View linen bedding deals on Amazon
4. Ceramic and Stoneware for the Table
Hand-glazed stoneware dinnerware sets, matte ceramic vases, and tea sets are small-ticket items, but Prime Day discounts of 30–40% make this the right time to replace a mismatched cabinet with one coherent, quiet set. In Japan we say the vessel is half the meal — reactive glazes and slightly irregular forms bring wabi-sabi to an ordinary Tuesday dinner.
What to look for: stoneware or porcelain with reactive or matte glazes, neutral tones, and stackable shapes. Skip anything with printed patterns trying to imitate glaze variation.
View ceramic dinnerware deals on Amazon
What to Skip on Prime Day
A short anti-shopping list, because restraint is the whole point of this aesthetic:
- Decor multi-packs. Sets of eight “minimalist” objects are how clutter enters a minimalist home. One vase you love beats eight you tolerate.
- Particleboard furniture, however deep the discount. It will not survive one apartment move, and replacing it twice costs more than buying solid wood once.
- Trend-driven wall art bundles. If it is mass-printed for an algorithm, it will date your room within a year. Negative space is free and never goes out of style.
- Anything you had not already considered before the sale. If it was not on your list on June 22, it does not belong in your cart on June 23.
Frequently Asked Questions
Do I need a Prime membership to shop Prime Day deals?
Yes — the deals are members-only. A 30-day free trial covers the entire sale window if you time it right, and you can cancel afterward without charge.
Are Prime Day furniture deals actually good, or inflated discounts?
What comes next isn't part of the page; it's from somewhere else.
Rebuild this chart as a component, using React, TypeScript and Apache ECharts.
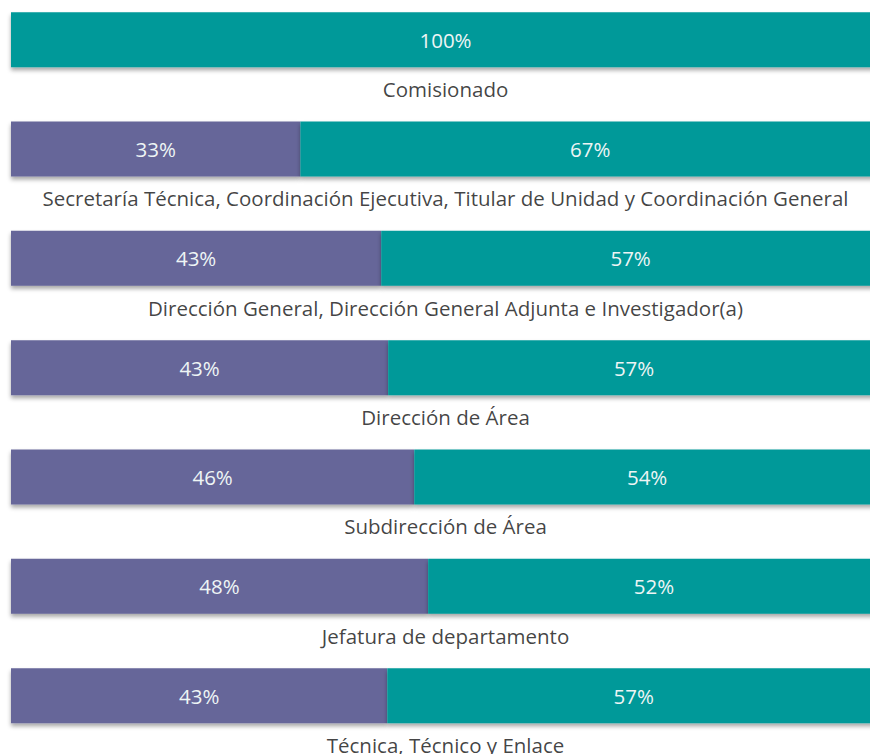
import React, { useEffect, useRef } from "react";
import * as echarts from "echarts";

const categories = [
  "Comisionado",
  "Secretaría Técnica, Coordinación Ejecutiva, Titular de Unidad y Coordinación General",
  "Dirección General, Dirección General Adjunta e Investigador(a)",
  "Dirección de Área",
  "Subdirección de Área",
  "Jefatura de departamento",
  "Técnica, Técnico y Enlace",
];
const purpleValues = [0, 33.3, 42.6, 43.4, 46.4, 48.0, 43.3];
const tealValues = [100, 66.7, 57.4, 56.6, 53.6, 52.0, 56.7];
const labelAnchor = [50, 50, 50, 50, 50, 50, 50];

const PURPLE = "#666699";
const TEAL = "#009999";
const FONT = "'Open Sans', sans-serif";

export default function App() {
  const ref = useRef<HTMLDivElement>(null);
  useEffect(() => {
    if (!ref.current) return;
    const chart = echarts.init(ref.current, null, { renderer: "svg" });
    const barLabel = {
      show: true,
      position: "inside" as const,
      color: "#eef5f5",
      fontFamily: FONT,
      fontSize: 20.5,
      formatter: (p: any) => (p.value > 0 ? Math.round(p.value) + "%" : ""),
    };
    const shadow = {
      shadowColor: "rgba(0,0,0,0.35)",
      shadowBlur: 4,
      shadowOffsetY: 3,
    };
    chart.setOption({
      animation: false,
      grid: { left: 11, width: 869, top: 0, height: 765.3, containLabel: false },
      xAxis: { type: "value", min: 0, max: 100, show: false },
      yAxis: {
        type: "category",
        data: categories,
        inverse: true,
        show: false,
      },
      series: [
        {
          type: "bar",
          stack: "total",
          data: purpleValues,
          barWidth: 55,
          itemStyle: { color: PURPLE, ...shadow },
          label: barLabel,
        },
        {
          type: "bar",
          stack: "total",
          data: tealValues,
          barWidth: 55,
          itemStyle: { color: TEAL, ...shadow },
          label: barLabel,
        },
        {
          type: "scatter",
          data: labelAnchor.map((v, i) => [v, i]),
          symbolSize: 0,
          silent: true,
          label: {
            show: true,
            position: "inside",
            offset: [0, 49.5],
            color: "#111111",
            fontFamily: FONT,
            fontSize: 20.5,
            formatter: (p: any) => categories[p.dataIndex],
          },
        },
      ],
    });
    return () => chart.dispose();
  }, []);
  return (
    <div style={{ position: "absolute", left: 0, top: 0, width: 870, height: 754, overflow: "hidden", background: "#fff" }}>
      <div
        ref={ref}
        style={{ position: "absolute", left: 0, top: -15, width: 890, height: 769 }}
      />
    </div>
  );
}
Mixed, which is why a pre-sale shortlist matters. Price-tracking the specific items you want for a week before June 23 tells you immediately whether a “deal” is real. In my experience, lighting and textiles show consistently genuine discounts; furniture is genuine but sells out fast.
Is Prime Day or Black Friday better for Japandi furniture?
The discounts are comparable, but Prime Day has two advantages: better stock (sellers are not yet depleted by holiday demand) and summer delivery, so your living room is done before autumn rather than after the new year.
Final Thought
Prime Day rewards two kinds of shoppers: the impulsive and the prepared. The first group ends June 26 with boxes of regret. The second group — the one with a three-item list and a materials checklist — ends it with a solid wood table, a warm paper lamp, and money still in the bank. Shop like the second group. Your home, and your future self unpacking after a move, will thank you.